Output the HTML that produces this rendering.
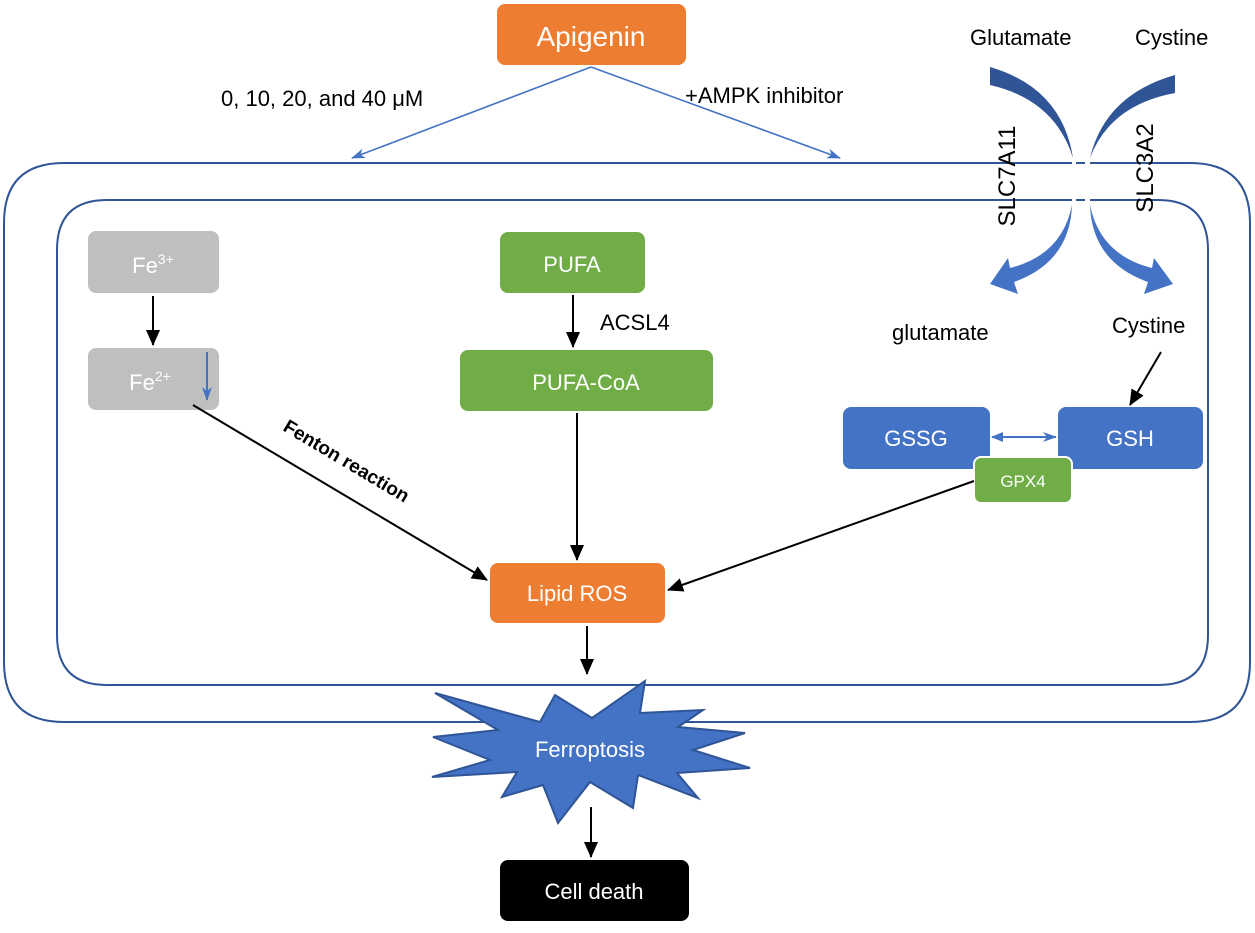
<!DOCTYPE html>
<html><head><meta charset="utf-8"><style>
html,body{margin:0;padding:0;background:#fff;}
svg{display:block;font-family:"Liberation Sans",sans-serif;}
</style></head><body>
<svg width="1255" height="933" viewBox="0 0 1255 933" xmlns="http://www.w3.org/2000/svg">
<defs>
<marker id="ab2" markerWidth="16" markerHeight="14" refX="15" refY="7" orient="auto" markerUnits="userSpaceOnUse"><path d="M0,0 L16,7 L0,14 Z" fill="#000"/></marker>
<marker id="bl" markerWidth="14" markerHeight="10" refX="13" refY="5" orient="auto" markerUnits="userSpaceOnUse"><path d="M0,0 L14,5 L0,10 L4,5 Z" fill="#4472C4"/></marker>
<marker id="bls" markerWidth="12" markerHeight="10" refX="1" refY="5" orient="auto" markerUnits="userSpaceOnUse"><path d="M12,0 L0,5 L12,10 Z" fill="#4472C4"/></marker>
</defs>
<path d="M1072,163 L64,163 Q4,163 4,223 L4,662 Q4,722 64,722 L1190,722 Q1250,722 1250,662 L1250,223 Q1250,163 1190,163 L1090,163" fill="none" stroke="#2F5597" stroke-width="2"/>
<path d="M1072,200 L107,200 Q57,200 57,250 L57,635 Q57,685 107,685 L1158,685 Q1208,685 1208,635 L1208,250 Q1208,200 1158,200 L1090,200" fill="none" stroke="#2F5597" stroke-width="2"/>
<line x1="1076" y1="163" x2="1085" y2="163" stroke="#2F5597" stroke-width="2"/>
<line x1="1076" y1="200" x2="1085" y2="200" stroke="#2F5597" stroke-width="2"/>
<path d="M990,67 L990,85 Q1055,100 1073,158 Q1062,88 990,67 Z" fill="#2F5597"/>
<path d="M1175,75 L1175,93 Q1110,105 1090,158 Q1105,95 1175,75 Z" fill="#2F5597"/>
<path d="M1072,205 Q1062,255 1010,268 L1008,258 L990,284 L1018,294 L1014,282 Q1070,262 1072,205 Z" fill="#4472C4"/>
<path d="M1090,205 Q1100,255 1152,268 L1154,258 L1173,284 L1144,294 L1148,282 Q1092,262 1090,205 Z" fill="#4472C4"/>
<text x="970" y="45" font-size="22">Glutamate</text>
<text x="1135" y="45" font-size="22">Cystine</text>
<text font-size="24" transform="translate(1015,176) rotate(-90)" text-anchor="middle">SLC7A11</text>
<text font-size="24" transform="translate(1153,168) rotate(-90)" text-anchor="middle">SLC3A2</text>
<text x="892" y="340" font-size="22">glutamate</text>
<text x="1112" y="333" font-size="22">Cystine</text>
<rect x="497" y="4" width="189" height="61" rx="8" fill="#ED7D31"/>
<text x="591" y="46" font-size="28" fill="#fff" text-anchor="middle">Apigenin</text>
<line x1="591" y1="67" x2="352" y2="158" stroke="#4472C4" stroke-width="1.6" marker-end="url(#bl)"/>
<line x1="591" y1="67" x2="840" y2="158" stroke="#4472C4" stroke-width="1.6" marker-end="url(#bl)"/>
<text x="221" y="106" font-size="22">0, 10, 20, and 40 μM</text>
<text x="685" y="103" font-size="22">+AMPK inhibitor</text>
<rect x="88" y="231" width="131" height="62" rx="8" fill="#BFBFBF"/>
<text x="153" y="273" font-size="22" fill="#fff" text-anchor="middle">Fe<tspan font-size="14" dy="-9">3+</tspan></text>
<rect x="88" y="348" width="131" height="62" rx="8" fill="#BFBFBF"/>
<text x="150" y="390" font-size="22" fill="#fff" text-anchor="middle">Fe<tspan font-size="14" dy="-9">2+</tspan></text>
<line x1="207" y1="352" x2="207" y2="400" stroke="#4472C4" stroke-width="2" marker-end="url(#bl)"/>
<line x1="153" y1="296" x2="153" y2="345" stroke="#000" stroke-width="2" marker-end="url(#ab2)"/>
<line x1="193" y1="405" x2="487" y2="580" stroke="#000" stroke-width="2" marker-end="url(#ab2)"/>
<text font-size="19" font-weight="bold" transform="translate(282,430) rotate(30.8)">Fenton reaction</text>
<rect x="500" y="232" width="145" height="61" rx="8" fill="#70AD47"/>
<text x="572" y="272" font-size="22" fill="#fff" text-anchor="middle">PUFA</text>
<line x1="573" y1="295" x2="573" y2="347" stroke="#000" stroke-width="2" marker-end="url(#ab2)"/>
<text x="600" y="330" font-size="22">ACSL4</text>
<rect x="460" y="350" width="253" height="61" rx="8" fill="#70AD47"/>
<text x="586" y="390" font-size="22" fill="#fff" text-anchor="middle">PUFA-CoA</text>
<line x1="577" y1="413" x2="577" y2="560" stroke="#000" stroke-width="2" marker-end="url(#ab2)"/>
<line x1="1161" y1="352" x2="1130" y2="405" stroke="#000" stroke-width="2" marker-end="url(#ab2)"/>
<rect x="843" y="407" width="147" height="62" rx="8" fill="#4472C4"/>
<text x="916" y="446" font-size="22" fill="#fff" text-anchor="middle">GSSG</text>
<rect x="1058" y="407" width="145" height="62" rx="8" fill="#4472C4"/>
<text x="1130" y="446" font-size="22" fill="#fff" text-anchor="middle">GSH</text>
<line x1="992" y1="437" x2="1056" y2="437" stroke="#4472C4" stroke-width="2" marker-end="url(#bl)" marker-start="url(#bls)"/>
<rect x="974" y="457" width="98" height="46" rx="7" fill="#70AD47" stroke="#fff" stroke-width="2"/>
<text x="1023" y="487" font-size="17" fill="#fff" text-anchor="middle">GPX4</text>
<line x1="974" y1="481" x2="668" y2="590" stroke="#000" stroke-width="2" marker-end="url(#ab2)"/>
<rect x="490" y="563" width="175" height="60" rx="8" fill="#ED7D31"/>
<text x="577" y="601" font-size="22" fill="#fff" text-anchor="middle">Lipid ROS</text>
<line x1="587" y1="626" x2="587" y2="674" stroke="#000" stroke-width="2" marker-end="url(#ab2)"/>
<polygon points="435,693 540,722 555,695 592,718 645,681 640,713 703,710 678,727 745,733 693,750 750,768 677,773 698,798 638,775 633,808 590,782 558,823 543,785 502,797 517,772 432,777 490,760 433,737 498,730" fill="#4472C4" stroke="#2F5597" stroke-width="2"/>
<text x="590" y="757" font-size="22" fill="#fff" text-anchor="middle">Ferroptosis</text>
<line x1="591" y1="807" x2="591" y2="857" stroke="#000" stroke-width="2" marker-end="url(#ab2)"/>
<rect x="500" y="860" width="189" height="61" rx="8" fill="#000"/>
<text x="594" y="899" font-size="22" fill="#fff" text-anchor="middle">Cell death</text>
</svg>
</body></html>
######
Please set down each line of the data above exactly as written, without the pictures.

Output the HTML that produces this rendering.
<!DOCTYPE html>
<html><head><meta charset="utf-8"><style>
html,body{margin:0;padding:0;background:#fff;}
svg{display:block;font-family:"Liberation Sans",sans-serif;}
</style></head><body>
<svg width="1255" height="933" viewBox="0 0 1255 933" xmlns="http://www.w3.org/2000/svg">
<defs>
<marker id="ab2" markerWidth="16" markerHeight="14" refX="15" refY="7" orient="auto" markerUnits="userSpaceOnUse"><path d="M0,0 L16,7 L0,14 Z" fill="#000"/></marker>
<marker id="bl" markerWidth="14" markerHeight="10" refX="13" refY="5" orient="auto" markerUnits="userSpaceOnUse"><path d="M0,0 L14,5 L0,10 L4,5 Z" fill="#4472C4"/></marker>
<marker id="bls" markerWidth="12" markerHeight="10" refX="1" refY="5" orient="auto" markerUnits="userSpaceOnUse"><path d="M12,0 L0,5 L12,10 Z" fill="#4472C4"/></marker>
</defs>
<path d="M1072,163 L64,163 Q4,163 4,223 L4,662 Q4,722 64,722 L1190,722 Q1250,722 1250,662 L1250,223 Q1250,163 1190,163 L1090,163" fill="none" stroke="#2F5597" stroke-width="2"/>
<path d="M1072,200 L107,200 Q57,200 57,250 L57,635 Q57,685 107,685 L1158,685 Q1208,685 1208,635 L1208,250 Q1208,200 1158,200 L1090,200" fill="none" stroke="#2F5597" stroke-width="2"/>
<line x1="1076" y1="163" x2="1085" y2="163" stroke="#2F5597" stroke-width="2"/>
<line x1="1076" y1="200" x2="1085" y2="200" stroke="#2F5597" stroke-width="2"/>
<path d="M990,67 L990,85 Q1055,100 1073,158 Q1062,88 990,67 Z" fill="#2F5597"/>
<path d="M1175,75 L1175,93 Q1110,105 1090,158 Q1105,95 1175,75 Z" fill="#2F5597"/>
<path d="M1072,205 Q1062,255 1010,268 L1008,258 L990,284 L1018,294 L1014,282 Q1070,262 1072,205 Z" fill="#4472C4"/>
<path d="M1090,205 Q1100,255 1152,268 L1154,258 L1173,284 L1144,294 L1148,282 Q1092,262 1090,205 Z" fill="#4472C4"/>
<text x="970" y="45" font-size="22">Glutamate</text>
<text x="1135" y="45" font-size="22">Cystine</text>
<text font-size="24" transform="translate(1015,176) rotate(-90)" text-anchor="middle">SLC7A11</text>
<text font-size="24" transform="translate(1153,168) rotate(-90)" text-anchor="middle">SLC3A2</text>
<text x="892" y="340" font-size="22">glutamate</text>
<text x="1112" y="333" font-size="22">Cystine</text>
<rect x="497" y="4" width="189" height="61" rx="8" fill="#ED7D31"/>
<text x="591" y="46" font-size="28" fill="#fff" text-anchor="middle">Apigenin</text>
<line x1="591" y1="67" x2="352" y2="158" stroke="#4472C4" stroke-width="1.6" marker-end="url(#bl)"/>
<line x1="591" y1="67" x2="840" y2="158" stroke="#4472C4" stroke-width="1.6" marker-end="url(#bl)"/>
<text x="221" y="106" font-size="22">0, 10, 20, and 40 μM</text>
<text x="685" y="103" font-size="22">+AMPK inhibitor</text>
<rect x="88" y="231" width="131" height="62" rx="8" fill="#BFBFBF"/>
<text x="153" y="273" font-size="22" fill="#fff" text-anchor="middle">Fe<tspan font-size="14" dy="-9">3+</tspan></text>
<rect x="88" y="348" width="131" height="62" rx="8" fill="#BFBFBF"/>
<text x="150" y="390" font-size="22" fill="#fff" text-anchor="middle">Fe<tspan font-size="14" dy="-9">2+</tspan></text>
<line x1="207" y1="352" x2="207" y2="400" stroke="#4472C4" stroke-width="2" marker-end="url(#bl)"/>
<line x1="153" y1="296" x2="153" y2="345" stroke="#000" stroke-width="2" marker-end="url(#ab2)"/>
<line x1="193" y1="405" x2="487" y2="580" stroke="#000" stroke-width="2" marker-end="url(#ab2)"/>
<text font-size="19" font-weight="bold" transform="translate(282,430) rotate(30.8)">Fenton reaction</text>
<rect x="500" y="232" width="145" height="61" rx="8" fill="#70AD47"/>
<text x="572" y="272" font-size="22" fill="#fff" text-anchor="middle">PUFA</text>
<line x1="573" y1="295" x2="573" y2="347" stroke="#000" stroke-width="2" marker-end="url(#ab2)"/>
<text x="600" y="330" font-size="22">ACSL4</text>
<rect x="460" y="350" width="253" height="61" rx="8" fill="#70AD47"/>
<text x="586" y="390" font-size="22" fill="#fff" text-anchor="middle">PUFA-CoA</text>
<line x1="577" y1="413" x2="577" y2="560" stroke="#000" stroke-width="2" marker-end="url(#ab2)"/>
<line x1="1161" y1="352" x2="1130" y2="405" stroke="#000" stroke-width="2" marker-end="url(#ab2)"/>
<rect x="843" y="407" width="147" height="62" rx="8" fill="#4472C4"/>
<text x="916" y="446" font-size="22" fill="#fff" text-anchor="middle">GSSG</text>
<rect x="1058" y="407" width="145" height="62" rx="8" fill="#4472C4"/>
<text x="1130" y="446" font-size="22" fill="#fff" text-anchor="middle">GSH</text>
<line x1="992" y1="437" x2="1056" y2="437" stroke="#4472C4" stroke-width="2" marker-end="url(#bl)" marker-start="url(#bls)"/>
<rect x="974" y="457" width="98" height="46" rx="7" fill="#70AD47" stroke="#fff" stroke-width="2"/>
<text x="1023" y="487" font-size="17" fill="#fff" text-anchor="middle">GPX4</text>
<line x1="974" y1="481" x2="668" y2="590" stroke="#000" stroke-width="2" marker-end="url(#ab2)"/>
<rect x="490" y="563" width="175" height="60" rx="8" fill="#ED7D31"/>
<text x="577" y="601" font-size="22" fill="#fff" text-anchor="middle">Lipid ROS</text>
<line x1="587" y1="626" x2="587" y2="674" stroke="#000" stroke-width="2" marker-end="url(#ab2)"/>
<polygon points="435,693 540,722 555,695 592,718 645,681 640,713 703,710 678,727 745,733 693,750 750,768 677,773 698,798 638,775 633,808 590,782 558,823 543,785 502,797 517,772 432,777 490,760 433,737 498,730" fill="#4472C4" stroke="#2F5597" stroke-width="2"/>
<text x="590" y="757" font-size="22" fill="#fff" text-anchor="middle">Ferroptosis</text>
<line x1="591" y1="807" x2="591" y2="857" stroke="#000" stroke-width="2" marker-end="url(#ab2)"/>
<rect x="500" y="860" width="189" height="61" rx="8" fill="#000"/>
<text x="594" y="899" font-size="22" fill="#fff" text-anchor="middle">Cell death</text>
</svg>
</body></html>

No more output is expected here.